One question -- was his first trigger pull DA or SA?
I believe he's using his Glock 17 for that.

Quote:
Originally Posted by Fardoche View Post
What happens if the bad guys are not standing a 10:30 and 1:30 ?

I get the intent of the drill. But that looks like a bad draw sequence to groove into muscular memory. It doesn't do much if the targets are moving and, if in a defensive situation, does not allow to confirm the threat is neutralized. Keep shooting or at least get more than 1 round per target.

At the very least I would move around between draw to maintain flexibility in aiming for different targets.

I understand the goal of showing how fast it can be done. But do not see the value for training purpose in a defensive context.
'Borderhouse Rules' with multiple targets. That is everyone gets one and then back again.

Here's a video with me better demonstrating WWII half hip shooting. The idea is to lock your elbow into your hip and let your lower body and hips do the pointing for you. If you draw, your elbow is loose and you go to engage multiples your arm will waive around more resulting in more misses. So before one can run or move and shoot as you say, which we did later in the day, you must first be competent doing the below.

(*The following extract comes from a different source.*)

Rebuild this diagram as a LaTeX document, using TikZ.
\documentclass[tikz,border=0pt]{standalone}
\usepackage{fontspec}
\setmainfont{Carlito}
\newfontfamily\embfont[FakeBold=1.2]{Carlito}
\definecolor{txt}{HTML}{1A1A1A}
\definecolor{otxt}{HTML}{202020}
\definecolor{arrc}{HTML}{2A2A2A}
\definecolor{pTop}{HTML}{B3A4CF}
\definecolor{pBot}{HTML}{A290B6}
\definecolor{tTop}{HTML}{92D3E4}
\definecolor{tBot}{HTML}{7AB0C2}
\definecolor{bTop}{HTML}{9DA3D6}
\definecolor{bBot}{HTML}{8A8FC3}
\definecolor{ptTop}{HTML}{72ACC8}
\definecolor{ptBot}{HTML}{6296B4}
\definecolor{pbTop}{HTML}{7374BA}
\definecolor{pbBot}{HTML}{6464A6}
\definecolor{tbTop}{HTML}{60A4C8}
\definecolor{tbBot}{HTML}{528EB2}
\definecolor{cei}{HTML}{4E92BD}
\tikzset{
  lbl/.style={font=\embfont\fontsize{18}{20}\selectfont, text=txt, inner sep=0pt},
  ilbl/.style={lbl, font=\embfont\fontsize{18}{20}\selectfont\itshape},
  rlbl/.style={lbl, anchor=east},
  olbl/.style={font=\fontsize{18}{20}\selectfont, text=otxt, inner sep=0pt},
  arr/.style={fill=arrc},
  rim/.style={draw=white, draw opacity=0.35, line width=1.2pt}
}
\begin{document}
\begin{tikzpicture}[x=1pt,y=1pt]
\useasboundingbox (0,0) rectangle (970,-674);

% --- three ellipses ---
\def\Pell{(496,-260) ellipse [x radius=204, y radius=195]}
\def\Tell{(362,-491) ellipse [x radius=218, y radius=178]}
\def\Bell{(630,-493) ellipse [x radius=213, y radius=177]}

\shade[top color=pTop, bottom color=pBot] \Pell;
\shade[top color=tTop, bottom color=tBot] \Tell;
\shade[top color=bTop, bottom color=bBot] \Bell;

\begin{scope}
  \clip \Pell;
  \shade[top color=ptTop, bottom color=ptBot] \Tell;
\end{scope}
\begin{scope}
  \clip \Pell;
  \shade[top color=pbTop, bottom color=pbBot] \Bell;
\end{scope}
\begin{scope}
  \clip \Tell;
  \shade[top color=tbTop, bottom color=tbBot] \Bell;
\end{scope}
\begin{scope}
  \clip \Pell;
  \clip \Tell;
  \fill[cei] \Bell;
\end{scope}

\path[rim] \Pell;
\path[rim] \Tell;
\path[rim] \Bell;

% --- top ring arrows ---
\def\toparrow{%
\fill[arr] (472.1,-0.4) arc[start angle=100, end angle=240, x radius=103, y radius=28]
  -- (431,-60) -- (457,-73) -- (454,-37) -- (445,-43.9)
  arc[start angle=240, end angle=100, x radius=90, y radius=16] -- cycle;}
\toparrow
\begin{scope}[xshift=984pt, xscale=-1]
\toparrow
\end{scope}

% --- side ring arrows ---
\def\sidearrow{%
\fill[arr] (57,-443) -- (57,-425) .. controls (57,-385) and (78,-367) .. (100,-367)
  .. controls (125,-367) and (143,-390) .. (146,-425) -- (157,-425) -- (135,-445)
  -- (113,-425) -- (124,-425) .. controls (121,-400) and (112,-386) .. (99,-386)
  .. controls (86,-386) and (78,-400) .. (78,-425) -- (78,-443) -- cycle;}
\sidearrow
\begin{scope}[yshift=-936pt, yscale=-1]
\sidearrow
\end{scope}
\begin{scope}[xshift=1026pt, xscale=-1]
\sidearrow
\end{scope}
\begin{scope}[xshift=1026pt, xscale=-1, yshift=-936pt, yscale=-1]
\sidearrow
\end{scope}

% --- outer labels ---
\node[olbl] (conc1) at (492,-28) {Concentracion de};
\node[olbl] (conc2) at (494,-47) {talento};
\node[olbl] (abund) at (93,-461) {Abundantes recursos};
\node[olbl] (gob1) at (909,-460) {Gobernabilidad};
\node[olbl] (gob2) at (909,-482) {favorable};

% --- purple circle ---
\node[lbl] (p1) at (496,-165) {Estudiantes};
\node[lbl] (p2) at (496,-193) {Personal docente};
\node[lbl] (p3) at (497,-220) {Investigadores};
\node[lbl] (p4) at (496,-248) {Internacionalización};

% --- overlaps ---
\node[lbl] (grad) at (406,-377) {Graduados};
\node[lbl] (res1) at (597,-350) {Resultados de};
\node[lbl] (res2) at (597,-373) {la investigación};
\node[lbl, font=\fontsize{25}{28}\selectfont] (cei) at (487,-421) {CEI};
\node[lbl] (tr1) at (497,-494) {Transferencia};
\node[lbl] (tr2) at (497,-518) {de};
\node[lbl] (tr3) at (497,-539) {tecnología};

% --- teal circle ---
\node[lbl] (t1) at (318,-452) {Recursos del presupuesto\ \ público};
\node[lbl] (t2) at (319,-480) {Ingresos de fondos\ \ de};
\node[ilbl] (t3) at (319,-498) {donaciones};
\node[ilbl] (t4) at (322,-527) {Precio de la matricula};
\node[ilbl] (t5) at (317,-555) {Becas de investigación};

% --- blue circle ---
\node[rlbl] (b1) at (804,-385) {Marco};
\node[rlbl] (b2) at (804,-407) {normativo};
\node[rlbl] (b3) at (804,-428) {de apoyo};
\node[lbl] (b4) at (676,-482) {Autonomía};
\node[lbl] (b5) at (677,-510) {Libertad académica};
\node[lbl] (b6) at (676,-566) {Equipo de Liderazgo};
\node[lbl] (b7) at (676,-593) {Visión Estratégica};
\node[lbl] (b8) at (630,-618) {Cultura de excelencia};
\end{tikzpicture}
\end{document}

Draw the gun, lock your elbow into your hip bone and let your hips do the swing and point. You'll find it to be the most efficient way of engaging multiples. It is the same method used for decades and works. This also works for moving targets as well because your arm, forearm and elbow are locked into your hip. Wherever you point your hips the gun will be. It is easier to track a moving object and hit it when pointing shooting from this position. The video above and the video here of me are the beginning steps toward learning how to use a gun to defend yourself without the usual draw, raise, aim and fire.

https://youtu.be/tnO-iHFV1ck

After you get this than you can practice getting off the X and shooting while moving.